One caveat I would make however is that you should always play with the advanced variant rule. Advanced is a bit of a misrepresentation here, it simply means that when you draw an objective card, if it's one that you already meet the conditions for, you must discard it and draw a new one. Playing by the normal rules means that sometimes a player can get lucky with "instant objectives" particularly with the garden tile objectives in the late game.



Verdict

The two best words I can use to describe Takenoko are "relaxing" and "charming". It's difficult to think of anything to dislike about the game even though it's not the best one in existence, but it's just so soothing when you play it. Even with the tension of hoping the other players don't mess up your plans it doesn't feel like a stressful game at all and everyone just feels at peace when playing around with the gardener and panda miniatures. These combined with the wooden bamboo pieces and solid tiles result in one of the best set of components I've seen in any gateway game to date.

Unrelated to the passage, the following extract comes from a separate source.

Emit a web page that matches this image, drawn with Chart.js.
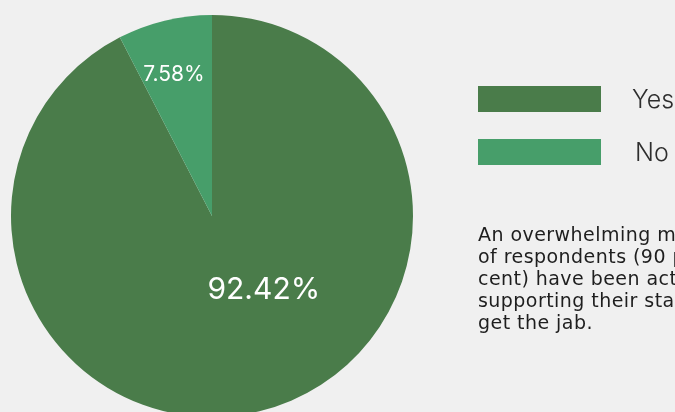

Takenoko is a perfect way to wind down after a long evening of gaming or to act as a quick filler between meatier ventures. It's a solid choice for anyone looking to acquire a gateway game to teach to new players as the rules are simple and tie into what's going on nicely. In fact I enjoyed the game so much after trying it at ManorCon that I bought my copy there and then and it's already become a hit with my new converts.

And with the prospect of the upcoming Chibi expansion introducing a female panda, I can see the jokes writing themselves. It took me a long, long time to find someone to try this out with, but it was definitely worth the wait and it's now currently plugging up that aforementioned gap in my gateway game collection.


You Will Like This Game If:

You want a simple, fun game to bring new gamers into the hobby.

You want to play this with children - the rules are not complex and the colourful aesthetics will appeal to them.

You like pandas. Come on, how can you not like the miniature panda in this game?


You Will Not Like This Game If:

You are looking for something heavier - it's a simple, light filler game with choices, but not much strategic depth.

You are keeping the player count at 2 - it's fine with two players, but I think its full potential is with more.

You don't use the advanced variant rule - players getting lucky with draws might irritate some people.